Such a structure in the older settler-capitalist formations is the immanentization of the garrison that is no longer surrounded—at least not structurally or ideologically—but it is the content of settlerist epistemology. To know the settler-colonial reality from the viewpoint of the settler is to know it through the lens of the immanent garrison.

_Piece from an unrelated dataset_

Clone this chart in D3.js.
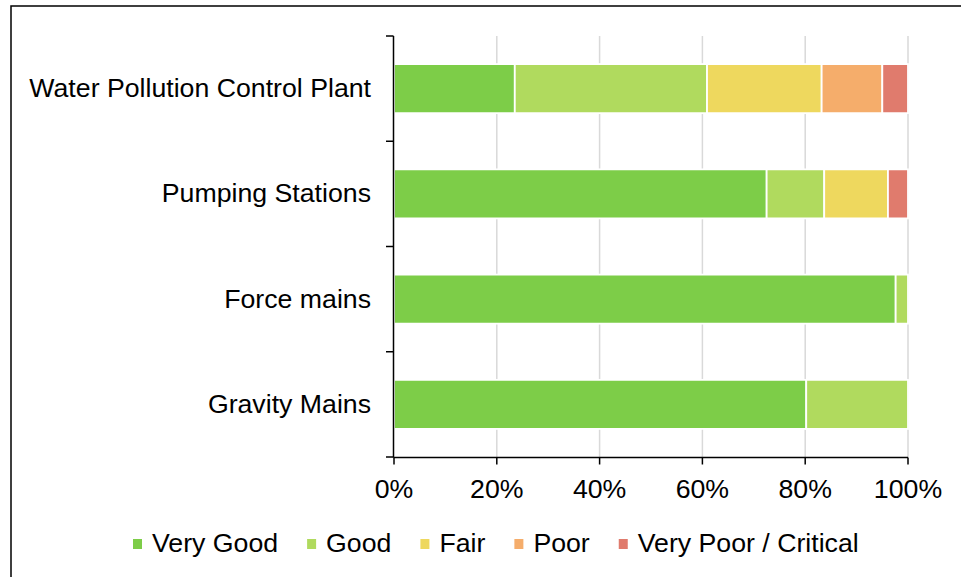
<!DOCTYPE html>
<html><head><meta charset="utf-8">
<script src="https://cdn.jsdelivr.net/npm/d3@7"></script>
<style>
html,body{margin:0;padding:0;background:#fff;}
svg text{font-family:"Liberation Sans",Arial,sans-serif;fill:#000;}
</style></head>
<body><svg id="chart" width="961" height="577"></svg>
<script>
const categories = ["Water Pollution Control Plant","Pumping Stations","Force mains","Gravity Mains"];
const seriesNames = ["Very Good","Good","Fair","Poor","Very Poor / Critical"];
const veryGood = [23.5, 72.5, 97.6, 80.2];
const good     = [37.4, 11.2,  2.4, 19.8];
const fair     = [22.3, 12.4,  0,    0];
const poor     = [11.8,  0,    0,    0];
const veryPoor = [ 5.0,  3.9,  0,    0];
const tickValues = [0, 0.2, 0.4, 0.6, 0.8, 1.0];
const colors = ["#7dcd48","#b0da5e","#eed85e","#f5ad6b","#e07b6d"];

const seriesData = [veryGood, good, fair, poor, veryPoor];
const rows = categories.map((c, i) => {
  const o = {category: c};
  let total = 0;
  seriesNames.forEach((s, j) => { total += seriesData[j][i]; });
  seriesNames.forEach((s, j) => { o[s] = seriesData[j][i] / total; });
  return o;
});

const svg = d3.select("#chart");
const FONT = 26.7;
// outer border
svg.append("rect").attr("x", 11).attr("y", 6).attr("width", 1000).attr("height", 620)
  .attr("fill", "none").attr("stroke", "#000").attr("stroke-width", 1.5);

const x = d3.scaleLinear().domain([0, 1]).range([394, 908]);
const y = d3.scaleBand().domain(categories).range([36, 457]).paddingInner(0.534).paddingOuter(0.267);

// gridlines
svg.append("g").selectAll("line").data(tickValues.filter(d => d > 0)).join("line")
  .attr("x1", d => x(d)).attr("x2", d => x(d)).attr("y1", 36).attr("y2", 457)
  .attr("stroke", "#d9d9d9").attr("stroke-width", 1.5);

// bars
const stack = d3.stack().keys(seriesNames);
const stacked = stack(rows);
svg.append("g").selectAll("g").data(stacked).join("g")
  .attr("fill", (d, i) => colors[i])
  .selectAll("rect").data(d => d.filter(p => p[1] - p[0] > 0)).join("rect")
  .attr("x", d => x(d[0])).attr("width", d => x(d[1]) - x(d[0]))
  .attr("y", d => y(d.data.category)).attr("height", y.bandwidth())
  .attr("stroke", "#fff").attr("stroke-width", 1.8);

// y axis line + ticks at band boundaries
const step = y.step();
const boundaries = d3.range(categories.length + 1).map(i => 36 + i * step);
svg.append("line").attr("x1", 393.5).attr("x2", 393.5).attr("y1", 36).attr("y2", 457.5)
  .attr("stroke", "#000").attr("stroke-width", 1.5);
svg.append("g").selectAll("line").data(boundaries).join("line")
  .attr("x1", 386).attr("x2", 393.5).attr("y1", d => d).attr("y2", d => d)
  .attr("stroke", "#000").attr("stroke-width", 1.5);

// x axis
svg.append("line").attr("x1", 393.5).attr("x2", 908).attr("y1", 457.5).attr("y2", 457.5)
  .attr("stroke", "#000").attr("stroke-width", 1.5);
svg.append("g").selectAll("line").data(tickValues).join("line")
  .attr("x1", d => x(d)).attr("x2", d => x(d)).attr("y1", 457.5).attr("y2", 464.5)
  .attr("stroke", "#000").attr("stroke-width", 1.5);
svg.append("g").selectAll("text").data(tickValues).join("text")
  .attr("x", d => x(d)).attr("y", 498).attr("text-anchor", "middle")
  .attr("font-size", FONT).text(d3.format(".0%"));

// category labels
svg.append("g").selectAll("text").data(categories).join("text")
  .attr("x", 371).attr("y", d => y(d) + y.bandwidth() / 2 + 8.5)
  .attr("text-anchor", "end").attr("font-size", FONT).text(d => d);

// legend
const lg = svg.append("g");
let lx = 133;
seriesNames.forEach((s, i) => {
  lg.append("rect").attr("x", lx).attr("y", 539).attr("width", 9).attr("height", 10).attr("fill", colors[i]);
  const t = lg.append("text").attr("x", lx + 19).attr("y", 552).attr("font-size", FONT).text(s);
  lx = lx + 19 + t.node().getComputedTextLength() + 29;
});
</script></body></html>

Moreover, due to the prevalence of settler-capitalist formations (US, Canada, Australia, New Zealand, Israel) in the imperialist camp, it is important to understand how their existence influences international relations. The shared settler-colonial identity generates a shared international duty: after all, if any of these nation-states were to denounce the colonial violence of another, it would mean that they would also have to denounce their own colonial depredations. Hence, when the ICJ ruled that the South Africa’s charge that Israel was guilty of genocide was credible and certain (though weak) provisional measures were ordered (including allowing humanitarian aid to reach the citizens of Gaza), every settler-capitalist formation almost immediately pulled funding from UNRWA following baseless Israeli assertions that some UNRWA employees were involved in the October 7 attacks. Canada and the US were already the most vociferous in providing military funding for Israel’s war machine. This is not because the “Israeli lobby” possesses a conspiratorial power to puppet the decisions of these imperialist states, but because there is a shared settler-colonial identity: the Israeli lobby is more like a settler-colonial ambassador to its older colonizer siblings. Why would these settler-capitalist states prevent an ally from doing precisely what they had already done—and what they are still doing—to those Indigenous populations they had conquered, in order to become the imperialist states they currently are?
Beyond this immediate relationship between settler-capitalist formations, is the relationship shared with the majority of the imperialist camp that possesses a settler-colonial past. Most of the Western Europe states gained economic and political power through their colonial adventures and are largely sympathetic with their imperialist cousins who, because of these adventures, remain settler-colonial formations. If we take the colonial genocide in Gaza being a test case, the distance from the days of direct colonialism leads to an uneven sympathy: the UK and Germany are the most vociferous in their support of colonial violence,56 with France being a little less so (Macron flirted with the “ceasefire” demand), and other states (such as Spain and Belgium) choosing to distance themselves from open colonial attrition. The same thing happened with Apartheid South Africa: the imperialist camp as a whole supported it until it became untenable, the last hold-outs of support being its fellow settler-capitalists.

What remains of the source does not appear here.